Braun refers to another idea: that the names are not one psalm verse but rather are the beginnings of various psalms.  Braun does not find that convincing, however, for “no satisfactory psalms are apparent in our psalter for the last two groups of names.”  Braun may be correct that there are no psalms that start with, say, “abundance,” or “visions” (the meanings proposed for some of the names).  Still, I wonder if a psalm could have such titles: if a Psalm is about visions, could it have had a title of “visions”?

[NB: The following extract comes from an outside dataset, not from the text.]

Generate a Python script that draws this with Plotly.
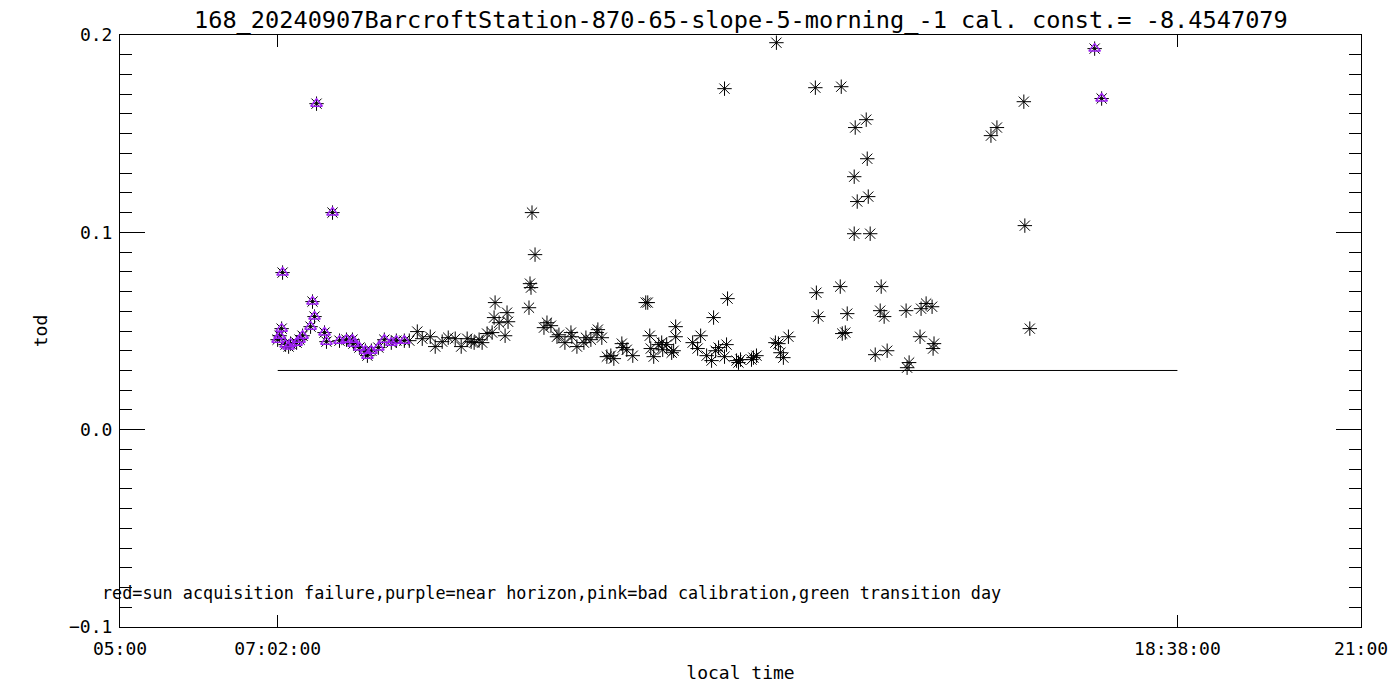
import plotly.graph_objects as go

# ---- data (local time in decimal hours, tod) ----
# points flagged "near horizon" (purple)
t_horizon = [7.032, 7.058, 7.084, 7.096, 7.135, 7.174, 7.199, 7.277, 7.315, 7.354,
             7.457, 7.482, 7.508, 7.534, 7.637, 7.662, 7.740, 7.830, 7.920, 7.997,
             8.010, 8.087, 8.164, 8.190, 8.241, 8.331, 8.408, 8.498, 8.563, 8.666,
             17.566, 17.656]
tod_horizon = [0.0456, 0.0476, 0.0512, 0.0796, 0.0431, 0.0421, 0.0436, 0.0441, 0.0456, 0.0476,
               0.0522, 0.0649, 0.0573, 0.1652, 0.0492, 0.0446, 0.1100, 0.0451, 0.0456, 0.0456,
               0.0436, 0.0416, 0.0400, 0.0375, 0.0400, 0.0416, 0.0456, 0.0441, 0.0451, 0.0451,
               0.1931, 0.1678]

# regular points
t_ok = [8.730, 8.833, 8.897, 9.000, 9.064, 9.154, 9.232, 9.322, 9.399, 9.476,
        9.527, 9.566, 9.630, 9.669, 9.733, 9.798, 9.823, 9.836, 9.888, 9.965,
        9.990, 10.003, 10.273, 10.286, 10.299, 10.312, 10.351, 10.466, 10.505, 10.556,
        10.634, 10.659, 10.736, 10.814, 10.826, 10.891, 10.981, 11.007, 11.071, 11.148,
        11.161, 11.212, 11.277, 11.328, 11.367, 11.470, 11.482, 11.534, 11.611, 11.778,
        11.804, 11.830, 11.843, 11.881, 11.946, 11.984, 11.997, 12.048, 12.113, 12.138,
        12.164, 12.164, 12.383, 12.447, 12.486, 12.563, 12.627, 12.653, 12.679, 12.717,
        12.794, 12.794, 12.820, 12.833, 12.949, 12.974, 13.000, 13.142, 13.167, 13.206,
        13.450, 13.463, 13.489, 13.515, 13.553, 13.618, 13.965, 13.978, 14.003, 14.286,
        14.299, 14.312, 14.351, 14.376, 14.466, 14.466, 14.479, 14.505, 14.621, 14.634,
        14.647, 14.672, 14.737, 14.801, 14.814, 14.852, 14.891, 15.135, 15.148, 15.174,
        15.315, 15.328, 15.393, 15.470, 15.483, 15.495, 16.229, 16.306, 16.653, 16.666,
        16.730]
tod_ok = [0.0451, 0.0497, 0.0461, 0.0471, 0.0421, 0.0446, 0.0466, 0.0461, 0.0421, 0.0461,
          0.0446, 0.0441, 0.0456, 0.0441, 0.0487, 0.0492, 0.0568, 0.0644, 0.0542, 0.0476,
          0.0593, 0.0547, 0.0618, 0.0740, 0.0720, 0.1100, 0.0887, 0.0517, 0.0542, 0.0527,
          0.0471, 0.0481, 0.0441, 0.0492, 0.0471, 0.0421, 0.0441, 0.0466, 0.0456, 0.0492,
          0.0507, 0.0466, 0.0370, 0.0375, 0.0360, 0.0436, 0.0416, 0.0405, 0.0375, 0.0644,
          0.0644, 0.0476, 0.0411, 0.0370, 0.0431, 0.0441, 0.0405, 0.0431, 0.0390, 0.0400,
          0.0522, 0.0471, 0.0441, 0.0411, 0.0476, 0.0375, 0.0350, 0.0568, 0.0400, 0.0416,
          0.1728, 0.0370, 0.0431, 0.0664, 0.0350, 0.0340, 0.0355, 0.0355, 0.0365, 0.0375,
          0.0441, 0.1961, 0.0436, 0.0390, 0.0365, 0.0471, 0.1733, 0.0694, 0.0573, 0.0725,
          0.1738, 0.0487, 0.0492, 0.0588, 0.1282, 0.0993, 0.1531, 0.1156, 0.1571, 0.1373,
          0.1181, 0.0993, 0.0380, 0.0603, 0.0725, 0.0573, 0.0400, 0.0603, 0.0314, 0.0340,
          0.0471, 0.0613, 0.0639, 0.0623, 0.0411, 0.0436, 0.1490, 0.1531, 0.1662, 0.1034,
          0.0512]

# reference line: threshold between sunrise and sunset
line_t = [7.0333, 18.6333]
line_tod = [0.03, 0.03]

x_tickvals = [5.0, 7.0333, 18.6333, 21.0]
x_ticktext = ["05:00", "07:02:00", "18:38:00", "21:00"]
y_tickvals = [-0.1, 0.0, 0.1, 0.2]
y_ticktext = ["\u22120.1", "0.0", "0.1", "0.2"]

title_text = "168_20240907BarcroftStation-870-65-slope-5-morning_-1 cal. const.= -8.4547079"
note_text = "red=sun acquisition failure,purple=near horizon,pink=bad calibration,green transition day"

FONT = "DejaVu Sans Mono"
PURPLE = "#9B1FF0"

W, H = 1392, 692          # page has an 8px body margin
L, R, T, B = 112, 36, 27, 73
PW, PH = W - L - R, H - T - B

fig = go.Figure()

fig.add_trace(go.Scatter(
    x=line_t, y=line_tod, mode="lines",
    line=dict(color="black", width=1), hoverinfo="skip", showlegend=False))

fig.add_trace(go.Scatter(
    x=t_horizon + t_ok, y=tod_horizon + tod_ok, mode="markers",
    marker=dict(symbol="asterisk-open", size=12, color="black",
                line=dict(color="black", width=1)),
    showlegend=False))

fig.add_trace(go.Scatter(
    x=t_horizon, y=tod_horizon, mode="markers",
    marker=dict(symbol="triangle-up-open", size=10, color=PURPLE,
                line=dict(color=PURPLE, width=1.5)),
    showlegend=False))

fig.update_layout(
    width=W, height=H,
    margin=dict(l=L, r=R, t=T, b=B),
    paper_bgcolor="white", plot_bgcolor="white",
    font=dict(family=FONT, size=18, color="black"),
    annotations=[
        dict(text=title_text, xref="paper", yref="paper",
             x=0.5, y=1 + 15 / PH, xanchor="center", yanchor="middle",
             showarrow=False, font=dict(family=FONT, size=23.6, color="black")),
        dict(text=note_text, xref="paper", yref="paper",
             x=-20 / PW, y=34 / PH, xanchor="left", yanchor="middle",
             showarrow=False, font=dict(family=FONT, size=16.8, color="black")),
    ],
)

fig.update_xaxes(
    range=[5, 21], tickmode="array", tickvals=x_tickvals, ticktext=x_ticktext,
    ticks="inside", ticklen=12, tickwidth=1, tickcolor="black",
    showline=True, linecolor="black", linewidth=1, mirror="ticks",
    showgrid=False, zeroline=False, ticklabelstandoff=5,
    title=dict(text="local time", font=dict(family=FONT, size=18), standoff=8),
)

fig.update_yaxes(
    range=[-0.1, 0.2], tickmode="array", tickvals=y_tickvals, ticktext=y_ticktext,
    ticks="inside", ticklen=25, tickwidth=1, tickcolor="black",
    minor=dict(ticks="inside", ticklen=12, dtick=0.01, tick0=0, tickcolor="black",
               tickwidth=1, showgrid=False),
    showline=True, linecolor="black", linewidth=1, mirror="ticks",
    showgrid=False, zeroline=False, ticklabelstandoff=3,
    title=dict(text="tod", font=dict(family=FONT, size=18), standoff=16),
)

fig.write_html("out.html")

I looked up the meaning of the names.  I went to Brown-Driver-Briggs, Strong’s, and Blueletterbible, which referred to Gesenius’ Hebrew-Chaldee Lexicon and also an “Outline of Biblical Usage.”  I will share my findings here:

Hananiah:
Gesenius Hebrew-Chaldee Lexicon: “whom Jehovah gave”
BLB Outline of Biblical Usage: “God has favoured”
Strong’s: “Jah has favored”
BDB: “Yah hath been gracious”

Hanani:
Gesenius Hebrew-Chaldee Lexicon: : “favourable”
BLB Outline of Biblical Usage: “gracious”
Strong’s: “gracious”
BDB: maybe abbreviation of Hananiah

Eliathah:
Gesenius Hebrew-Chaldee Lexicon: “to whom God comes”
BLB Outline of Biblical Usage: “God has come”
Strong’s: “God of (his) consent”
BDB: “God has come”

Giddalti:
Gesenius Hebrew-Chaldee Lexicon: doesn’t give meaning
BLB Outline of Biblical Usage: “I make great”
Strong’s: “I have made great”
BDB: “I magnify (God)”

And Romamti-ezer:
Gesenius Hebrew-Chaldee Lexicon: none
BLB Outline of Biblical Usage: “I have exalted the helper”
Strong’s: “I have raised up a help”
BDB: “I have made lofty help”

Joshbekasha:
Gesenius Hebrew-Chaldee Lexicon: “seat in a hard place”
BLB Outline of Biblical Usage: “seated in hardness”
Strong’s: “a hard seat”
BDB: pertains to “seat”

Mallothi:
Gesenius Hebrew-Chaldee Lexicon: “my fullness”
BLB Outline of Biblical Usage: “I have uttered”
Strong’s: “I have talked”, “loquacious”
BDB: “I have uttered” (from piel of m-l-l)

Hothir:
Gesenius Hebrew-Chaldee Lexicon: none
BLB Outline of Biblical Usage: “abundance.”
Strong’s: “he has caused to remain”
BDB: “abundance, superabundance” (from y-t-r, “remain”)

Mahazioth:
Gesenius Hebrew-Chaldee Lexicon: “visions”
BLB Outline of Biblical Usage: “visions”
Strong’s: “visions”
BDB: “visions”

As I look at these, I can see the bases for the various translations of the alleged psalm piece.  Some of the translators understand certain words differently, however: more than one, for example, translate “Eliathah” as “you are my God,” the idea being that “Eli” is “my God” and “athah” here is the second person singular, “you.”  I question whether the names come together to create a smooth-flowing sentence.  Moreover, as I double-click on the names on my BibleWorks, I notice that many of the words do not appear in psalms in the Book of Psalms, and that leads me to doubt if these names are all part of a psalm fragment at the outset.  But some believe they are.